Essa é a história de um homem que primeiramente deve ser apresentado pela profissão. Matador. Seu nome de batismo era Eurico, mas devido a um trágico acidente de moto ainda na adolescência e pelo destino que se prosseguiu ganhou a alcunha de Eurico Sem Braço.O terno preto que usava geralmente estava com uma manga solta, o que lhe dava um ar de mafioso italiano. Na verdade era do outro lado que se escondia o perigo.
- Me dê uma foto e executo o serviço, sem envolvimento entre ambas as partes.
Exigia isso, e metade do pagamento adiantado. A outra metade pegava após a conclusão do trabalho. Cobrava muito, pois era o melhor no que fazia.
Pior que seu problema físico, eram seus problemas psicológicos. Se fosse analisado algum dia, isso se fosse possível chegar a um resultado antes de Eurico assassinar o psicólogo, provavelmente ele diria que seu problema, ou seus problemas, derivavam de sua criação, ou de alguma fase de Freud mal desenvolvida.
Certos comportamentos não faziam sentido. Ele ainda podia sentir o braço que há dezesseis anos havia sido amputado. Tinha saudades da Sete Galo, mas ela fora traiçoeira com ele. Tinha um cigarro e uma arma preferida. A Magnum 44 municiada sempre o acompanhava, no bolso oposto ao Hollywood vermelho, sem filtro. Até hoje nunca ninguém soube como ele a recarregava, ou como acendia o cigarro. O engraçado é que até hoje, ninguém se atreveu a perguntar.
- Um uísque duplo, por favor.
Foi a única coisa que pediu quando sentou-se no balcão, ao lado da sua próxima e última vítima. O balcão era mal iluminado, acariciado apenas pela luminosidade de uma lâmpada de 40 watts, proveniente da mesa de sinuca. Mesmo com a penumbra, Eurico teve a leve impressão de já conhecer o senhor, que logo seria senhor cadáver.

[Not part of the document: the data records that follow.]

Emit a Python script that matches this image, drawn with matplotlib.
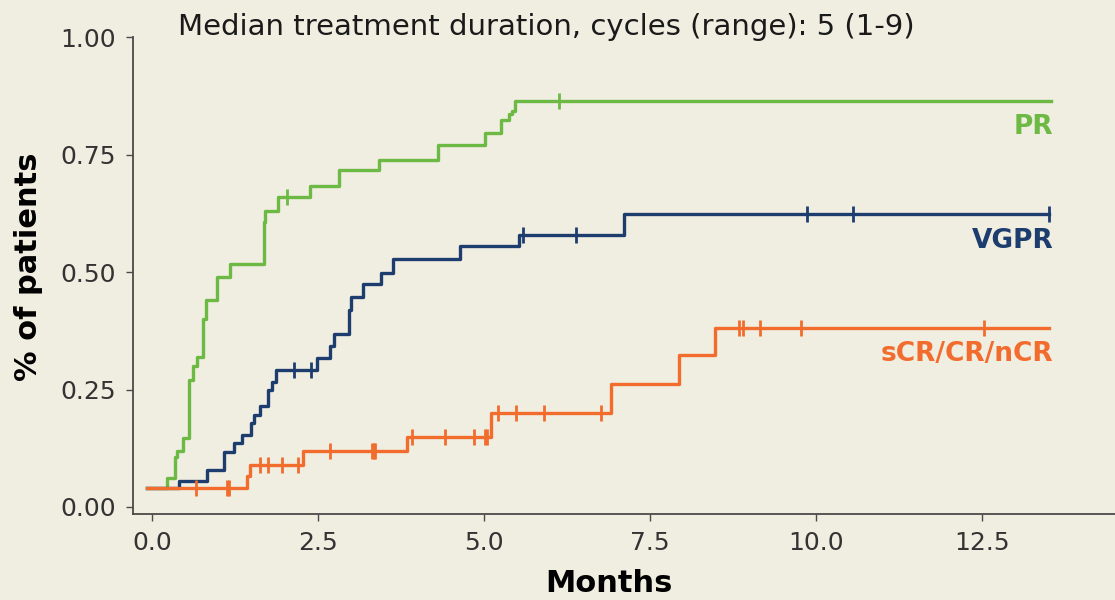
import matplotlib
matplotlib.use('Agg')
import matplotlib.pyplot as plt
import numpy as np

# cumulative response curves (months, fraction of patients)
pr_t = [-0.08, 0.22, 0.35, 0.37, 0.47, 0.56, 0.62, 0.67, 0.76, 0.81, 0.98, 1.17, 1.68, 1.70,
        1.90, 2.38, 2.81, 3.41, 4.31, 5.01, 5.25, 5.38, 5.42, 5.46, 13.53]
pr_v = [0.04, 0.061, 0.107, 0.12, 0.146, 0.27, 0.30, 0.32, 0.40, 0.44, 0.49, 0.518, 0.608, 0.63,
        0.66, 0.684, 0.717, 0.74, 0.77, 0.797, 0.825, 0.836, 0.843, 0.864, 0.864]
pr_cens = [2.03, 6.12]

vgpr_t = [-0.08, 0.41, 0.83, 1.08, 1.23, 1.35, 1.48, 1.53, 1.63, 1.75, 1.80, 1.86, 2.48, 2.68,
          2.74, 2.96, 2.99, 3.17, 3.45, 3.62, 4.64, 5.53, 7.10, 13.51]
vgpr_v = [0.04, 0.055, 0.079, 0.117, 0.136, 0.154, 0.178, 0.196, 0.214, 0.249, 0.267, 0.292, 0.317, 0.342,
          0.369, 0.42, 0.448, 0.475, 0.498, 0.528, 0.555, 0.58, 0.625, 0.625]
vgpr_cens = [2.14, 2.39, 5.59, 6.38, 9.86, 10.56, 13.51]

cr_t = [-0.08, 1.43, 1.47, 2.27, 3.83, 5.10, 6.91, 7.93, 8.48, 13.51]
cr_v = [0.04, 0.065, 0.09, 0.119, 0.148, 0.20, 0.262, 0.324, 0.381, 0.381]
cr_cens = [0.66, 1.12, 1.16, 1.63, 1.75, 1.96, 2.20, 2.68, 3.31, 3.34, 3.36, 3.91, 4.41, 4.85,
           5.01, 5.04, 5.20, 5.48, 5.90, 6.76, 8.83, 8.89, 9.16, 9.77, 12.52]

labels = ['PR', 'VGPR', 'sCR/CR/nCR']
label_y = [0.81, 0.567, 0.326]
cols = ['#6cb944', '#1d3d6e', '#f26c2d']

bg = '#f0ede1'
fig = plt.figure(figsize=(11.15, 6), dpi=100, facecolor=bg)
ax = fig.add_axes([133/1115, 86/600, 982/1115, 476.5/600], facecolor=bg)

series = [(pr_t, pr_v, pr_cens), (vgpr_t, vgpr_v, vgpr_cens), (cr_t, cr_v, cr_cens)]
for idx, (t, v, cens) in enumerate(series):
    t = np.asarray(t); v = np.asarray(v)
    ax.step(t, v, where='post', color=cols[idx], lw=2.4, zorder=2 + idx)
    cy = v[np.searchsorted(t, cens, side='right') - 1]
    ax.plot(cens, cy, ls='none', marker='|', ms=11, mew=2, color=cols[idx], zorder=2 + idx)
    ax.text(13.57, label_y[idx], labels[idx], color=cols[idx], fontsize=19, fontweight='bold',
            ha='right', va='center')

ax.set_xlim(-0.29, 14.5)
ax.set_ylim(-0.015, 1.0)
ax.set_xticks([0, 2.5, 5, 7.5, 10, 12.5])
ax.set_xticklabels(['%.1f' % x for x in [0, 2.5, 5, 7.5, 10, 12.5]])
ax.set_yticks([0, 0.25, 0.5, 0.75, 1.0])
ax.set_yticklabels(['%.2f' % y for y in [0, 0.25, 0.5, 0.75, 1.0]])
for s in ['top', 'right']:
    ax.spines[s].set_visible(False)
for s in ['left', 'bottom']:
    ax.spines[s].set_color('#4a4a4a'); ax.spines[s].set_linewidth(1.3)
ax.tick_params(direction='out', length=5, width=1, color='#4a4a4a', labelcolor='#333333',
               labelsize=18, pad=7)

fig.text(178/1115, 1 - 27/600, 'Median treatment duration, cycles (range): 5 (1-9)',
         fontsize=21, color='#1a1a1a', ha='left', va='center')
fig.text(609/1115, 1 - 584/600, 'Months', fontsize=22, fontweight='bold', ha='center', va='center')
fig.text(29/1115, 1 - 267/600, '% of patients', fontsize=22, fontweight='bold', rotation=90,
         ha='center', va='center')

fig.savefig('out.png', dpi=100, facecolor=bg)
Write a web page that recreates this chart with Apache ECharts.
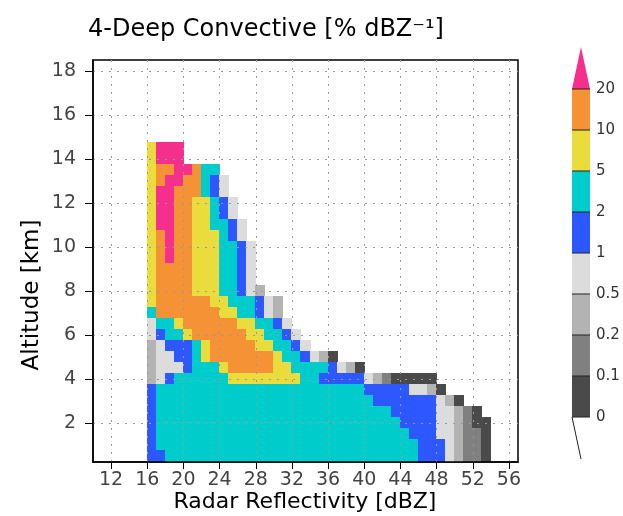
<!DOCTYPE html>
<html>
<head>
<meta charset="utf-8">
<script src="https://cdn.jsdelivr.net/npm/echarts@6/dist/echarts.min.js"></script>
<style>
html,body{margin:0;padding:0;background:#ffffff;}
#chart{width:623px;height:516px;}
</style>
</head>
<body>
<div id="chart"></div>
<script>
// ---------------- data ----------------
const titleText = '4-Deep Convective [% dBZ\u207B\u00B9]';
const xAxisTitle = 'Radar Reflectivity [dBZ]';
const yAxisTitle = 'Altitude [km]';
const xTickValues = [12, 16, 20, 24, 28, 32, 36, 40, 44, 48, 52, 56];
const yTickValues = [2, 4, 6, 8, 10, 12, 14, 16, 18];
const levelBounds = [0, 0.1, 0.2, 0.5, 1, 2, 5, 10, 20];
const levelLabels = ['0', '0.1', '0.2', '0.5', '1', '2', '5', '10', '20'];
const firstBinDbz = 16;     // left edge of the first reflectivity bin (dBZ)
const dbzBinWidth = 1;      // dBZ
const altBinDepth = 0.5;    // km

// frequency (% per dBZ) per altitude level, bins starting at 16 dBZ
const h14p5 = [7, 24, 24, 24];
const h14p0 = [7, 24, 24, 24];
const h13p5 = [7, 14, 14, 24, 24, 14, 3.5, 3.5];
const h13p0 = [7, 14, 24, 24, 14, 14, 3.5, 1.5, 0.7];
const h12p5 = [7, 24, 24, 14, 14, 14, 3.5, 1.5, 0.7];
const h12p0 = [7, 24, 24, 14, 14, 7, 7, 3.5, 1.5, 0.7];
const h11p5 = [7, 24, 24, 14, 14, 7, 7, 3.5, 1.5, 0.7];
const h11p0 = [7, 24, 24, 14, 14, 7, 7, 3.5, 3.5, 1.5, 0.7];
const h10p5 = [7, 14, 24, 14, 14, 7, 7, 7, 3.5, 1.5, 0.7];
const h10p0 = [7, 14, 24, 14, 14, 7, 7, 7, 3.5, 3.5, 1.5, 0.7];
const h9p5  = [7, 14, 24, 14, 14, 7, 7, 7, 3.5, 3.5, 1.5, 0.7];
const h9p0  = [7, 14, 14, 14, 14, 7, 7, 7, 3.5, 3.5, 1.5, 0.7];
const h8p5  = [7, 14, 14, 14, 14, 7, 7, 7, 3.5, 3.5, 1.5, 0.7];
const h8p0  = [7, 14, 14, 14, 14, 7, 7, 7, 3.5, 3.5, 1.5, 0.7, 0.35];
const h7p5  = [7, 14, 14, 14, 14, 14, 14, 7, 7, 3.5, 3.5, 3.5, 1.5, 0.7, 0.35];
const h7p0  = [3.5, 14, 14, 14, 14, 14, 14, 14, 7, 7, 3.5, 3.5, 1.5, 0.7, 0.35];
const h6p5  = [0.7, 3.5, 3.5, 7, 14, 14, 14, 14, 14, 14, 7, 7, 3.5, 3.5, 1.5, 0.7];
const h6p0  = [0.7, 1.5, 3.5, 3.5, 7, 14, 14, 14, 14, 14, 14, 7, 7, 3.5, 3.5, 1.5, 0.7];
const h5p5  = [0.35, 0.7, 1.5, 1.5, 1.5, 3.5, 7, 14, 14, 14, 14, 14, 7, 7, 3.5, 3.5, 1.5, 0.7];
const h5p0  = [0.35, 0.7, 0.7, 1.5, 1.5, 3.5, 7, 14, 14, 14, 14, 14, 14, 14, 7, 3.5, 3.5, 1.5, 0.7, 0.35, 0.05];
const h4p5  = [0.35, 0.7, 0.7, 0.7, 1.5, 3.5, 3.5, 3.5, 7, 14, 14, 14, 14, 14, 7, 7, 3.5, 3.5, 3.5, 3.5, 1.5, 0.7, 0.35, 0.05];
const h4p0  = [0.35, 0.7, 1.5, 3.5, 3.5, 3.5, 3.5, 3.5, 3.5, 7, 7, 7, 7, 7, 7, 7, 7, 3.5, 3.5, 1.5, 1.5, 1.5, 1.5, 1.5, 0.7, 0.35, 0.15, 0.05, 0.05, 0.05, 0.05, 0.05];
const h3p5  = [1.5, 3.5, 3.5, 3.5, 3.5, 3.5, 3.5, 3.5, 3.5, 3.5, 3.5, 3.5, 3.5, 3.5, 3.5, 3.5, 3.5, 3.5, 3.5, 3.5, 3.5, 3.5, 3.5, 3.5, 1.5, 1.5, 1.5, 1.5, 1.5, 0.7, 0.7, 0.35, 0.05];
const h3p0  = [1.5, 3.5, 3.5, 3.5, 3.5, 3.5, 3.5, 3.5, 3.5, 3.5, 3.5, 3.5, 3.5, 3.5, 3.5, 3.5, 3.5, 3.5, 3.5, 3.5, 3.5, 3.5, 3.5, 3.5, 3.5, 1.5, 1.5, 1.5, 1.5, 1.5, 1.5, 1.5, 0.7, 0.35, 0.05];
const h2p5  = [1.5, 3.5, 3.5, 3.5, 3.5, 3.5, 3.5, 3.5, 3.5, 3.5, 3.5, 3.5, 3.5, 3.5, 3.5, 3.5, 3.5, 3.5, 3.5, 3.5, 3.5, 3.5, 3.5, 3.5, 3.5, 3.5, 3.5, 1.5, 1.5, 1.5, 1.5, 1.5, 0.7, 0.7, 0.35, 0.15, 0.05];
const h2p0  = [1.5, 3.5, 3.5, 3.5, 3.5, 3.5, 3.5, 3.5, 3.5, 3.5, 3.5, 3.5, 3.5, 3.5, 3.5, 3.5, 3.5, 3.5, 3.5, 3.5, 3.5, 3.5, 3.5, 3.5, 3.5, 3.5, 3.5, 3.5, 1.5, 1.5, 1.5, 1.5, 0.7, 0.7, 0.35, 0.15, 0.05, 0.05];
const h1p5  = [1.5, 3.5, 3.5, 3.5, 3.5, 3.5, 3.5, 3.5, 3.5, 3.5, 3.5, 3.5, 3.5, 3.5, 3.5, 3.5, 3.5, 3.5, 3.5, 3.5, 3.5, 3.5, 3.5, 3.5, 3.5, 3.5, 3.5, 3.5, 3.5, 1.5, 1.5, 1.5, 0.7, 0.7, 0.35, 0.15, 0.15, 0.05];
const h1p0  = [1.5, 3.5, 3.5, 3.5, 3.5, 3.5, 3.5, 3.5, 3.5, 3.5, 3.5, 3.5, 3.5, 3.5, 3.5, 3.5, 3.5, 3.5, 3.5, 3.5, 3.5, 3.5, 3.5, 3.5, 3.5, 3.5, 3.5, 3.5, 3.5, 3.5, 1.5, 1.5, 1.5, 0.7, 0.35, 0.15, 0.15, 0.05];
const h0p5  = [1.5, 1.5, 3.5, 3.5, 3.5, 3.5, 3.5, 3.5, 3.5, 3.5, 3.5, 3.5, 3.5, 3.5, 3.5, 3.5, 3.5, 3.5, 3.5, 3.5, 3.5, 3.5, 3.5, 3.5, 3.5, 3.5, 3.5, 3.5, 3.5, 3.5, 1.5, 1.5, 1.5, 0.7, 0.35, 0.15, 0.15, 0.05];

const altitudes = [14.5, 14.0, 13.5, 13.0, 12.5, 12.0, 11.5, 11.0, 10.5, 10.0, 9.5, 9.0, 8.5, 8.0, 7.5, 7.0,
                   6.5, 6.0, 5.5, 5.0, 4.5, 4.0, 3.5, 3.0, 2.5, 2.0, 1.5, 1.0, 0.5];
const profiles = [h14p5, h14p0, h13p5, h13p0, h12p5, h12p0, h11p5, h11p0, h10p5, h10p0, h9p5, h9p0, h8p5, h8p0, h7p5, h7p0,
                  h6p5, h6p0, h5p5, h5p0, h4p5, h4p0, h3p5, h3p0, h2p5, h2p0, h1p5, h1p0, h0p5];

// ---------------- styles ----------------
const levelColors = ['#4a4a4a', '#808080', '#b3b3b3', '#dcdcdc', '#2d58ff', '#00cccc', '#e9dc3c', '#f59236', '#f52f8c'];
const fontFamily = '"DejaVu Sans", "Liberation Sans", sans-serif';

// ---------------- build ----------------
const cells = [];
profiles.forEach(function (row, r) {
  row.forEach(function (v, i) {
    if (v !== null && v !== undefined) {
      cells.push([firstBinDbz + (i + 0.5) * dbzBinWidth, altitudes[r], v]);
    }
  });
});

const pieces = levelBounds.map(function (b, i) {
  const p = { gte: b, color: levelColors[i] };
  if (i < levelBounds.length - 1) p.lt = levelBounds[i + 1];
  return p;
});

function renderCell(params, api) {
  const x = api.value(0), y = api.value(1);
  const p0 = api.coord([x - dbzBinWidth / 2, y + altBinDepth / 2]);
  const p1 = api.coord([x + dbzBinWidth / 2, y - altBinDepth / 2]);
  const x0 = Math.floor(p0[0]), y0 = Math.floor(p0[1]);
  const x1 = Math.ceil(p1[0]), y1 = Math.ceil(p1[1]);
  return {
    type: 'rect',
    shape: { x: x0, y: y0, width: x1 - x0, height: y1 - y0 },
    style: { fill: api.visual('color') }
  };
}

// colour bar (legend) built from the level arrays
const barLeft = 572, barTop = 89, barW = 18, segH = 41;
const nLev = levelColors.length; // 9, top one is the arrow
const barBottom = barTop + segH * (nLev - 1);
const legendEls = [];
for (let i = 0; i < nLev - 1; i++) {
  const yTop = barBottom - segH * (i + 1);
  legendEls.push({
    type: 'rect',
    shape: { x: barLeft, y: yTop, width: barW, height: segH },
    style: { fill: levelColors[i], stroke: null }
  });
}
legendEls.push({
  type: 'polygon',
  shape: { points: [[barLeft, barTop], [barLeft + barW, barTop], [barLeft + barW / 2, barTop - 42]] },
  style: { fill: levelColors[nLev - 1] }
});
for (let i = 0; i < nLev; i++) {
  const yb = barBottom - segH * i;
  legendEls.push({
    type: 'line',
    shape: { x1: barLeft, y1: yb, x2: barLeft + barW, y2: yb },
    style: { stroke: '#222', lineWidth: 1 }
  });
  legendEls.push({
    type: 'text',
    style: {
      x: barLeft + barW + 6, y: yb, text: levelLabels[i],
      fontSize: 15, fontFamily: fontFamily, fill: '#333',
      textAlign: 'left', textVerticalAlign: 'middle'
    }
  });
}
legendEls.push({
  type: 'polyline',
  shape: { points: [[barLeft, barBottom], [barLeft + barW / 2, barBottom + 42]] },
  style: { stroke: '#222', lineWidth: 1, fill: null }
});

const chart = echarts.init(document.getElementById('chart'), null, { renderer: 'canvas' });
chart.setOption({
  backgroundColor: '#ffffff',
  animation: false,
  grid: { left: 93, top: 60, width: 425, height: 402, show: true, borderColor: '#000', borderWidth: 1.5, backgroundColor: 'transparent' },
  xAxis: {
    type: 'value', min: 10, max: 57, z: 5,
    axisLine: { show: true, onZero: false, lineStyle: { color: '#000', width: 1.5 } },
    axisTick: { show: true, customValues: xTickValues, length: 7, lineStyle: { color: '#000', width: 1 } },
    axisLabel: { customValues: xTickValues, color: '#444', fontSize: 19, fontFamily: fontFamily, margin: 9 },
    splitLine: { show: true, lineStyle: { color: '#999999', width: 1, type: [2, 6] } }
  },
  yAxis: {
    type: 'value', min: 0.25, max: 18.5, z: 5,
    axisLine: { show: true, onZero: false, lineStyle: { color: '#000', width: 1.5 } },
    axisTick: { show: true, customValues: yTickValues, length: 8, lineStyle: { color: '#000', width: 1 } },
    axisLabel: { customValues: yTickValues, color: '#444', fontSize: 19, fontFamily: fontFamily, margin: 17 },
    splitLine: { show: true, lineStyle: { color: '#999999', width: 1, type: [2, 6] } }
  },
  visualMap: { type: 'piecewise', show: false, dimension: 2, pieces: pieces, seriesIndex: 0 },
  series: [{
    type: 'custom',
    renderItem: renderCell,
    data: cells,
    encode: { x: 0, y: 1 },
    clip: true,
    z: 2
  }],
  graphic: [
    { type: 'text', style: { x: 266, y: 30, text: titleText, fontSize: 24, fontFamily: fontFamily, fill: '#000', textAlign: 'center', textVerticalAlign: 'middle' } },
    { type: 'text', style: { x: 305, y: 502, text: xAxisTitle, fontSize: 22, fontFamily: fontFamily, fill: '#000', textAlign: 'center', textVerticalAlign: 'middle' } },
    { type: 'text', x: 32, y: 295, rotation: Math.PI / 2, style: { x: 0, y: 0, text: yAxisTitle, fontSize: 23, fontFamily: fontFamily, fill: '#000', textAlign: 'center', textVerticalAlign: 'middle' } },
    { type: 'group', children: legendEls }
  ]
});
</script>
</body>
</html>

A Jukebox tocava um Jhonny Cash meio rouco. Primeiro gole, primeira lembrança.
O sujeito que estava ao seu lado fora o primeiro a chegar ao local de seu acidente, anos atrás. Lembrou-se de ser carregado para dentro de um Opala SS 77 verde, que voava sob a chuva fina na Rodovia 73, em direção ao hospital municipal.
Foi carregado numa maca e quando acordou estava sem o braço. Aquele velho, barbudo, um pouco acima do peso, deveria ter feito algo muito perigoso para ter a sua vida encomendada. Porém, aquele mesmo velho barbudo, um pouco acima do peso salvou sua vida, numa noite fria e chuvosa na 73.
- Qual é seu nome, meu amigo?
- Lopes, me chamo Lopes – disse o velho, sem tirar os olhos de seu copo vazio.
Eurico pediu ao garçom mais uma bebida para o velho Lopes. Conversaram palavras roucas e baixas. Eurico perguntou de sua família, porque bebia sozinho no bar, e se por acaso lembrava-se do jovem que salvou de um acidente de moto.
Lopes respondeu que sim e que nunca alcançou a mesma velocidade com seu bólido verde, que por sinal estava estacionado lá fora.
Eurico sentiu um nó na garganta, quando Lopes, lhe confidenciou que pensou que aquele jovem não fosse se salvar, e que nunca mais teve notícias do garoto.
Virando o último gole em seu copo, o matador sem braço se despediu, deixou o dinheiro das bebidas sobre o balcão, deu um forte aperto na mão de Lopes, e se foi embora.
Lá fora, Eurico escondeu-se atrás do Opala Verde, sentiu o cano frio da arma, e ficou a espera de sua vítima. Afinal, negócios são negócios, e Eurico é mais ‘ruim’ que a Sete Galo.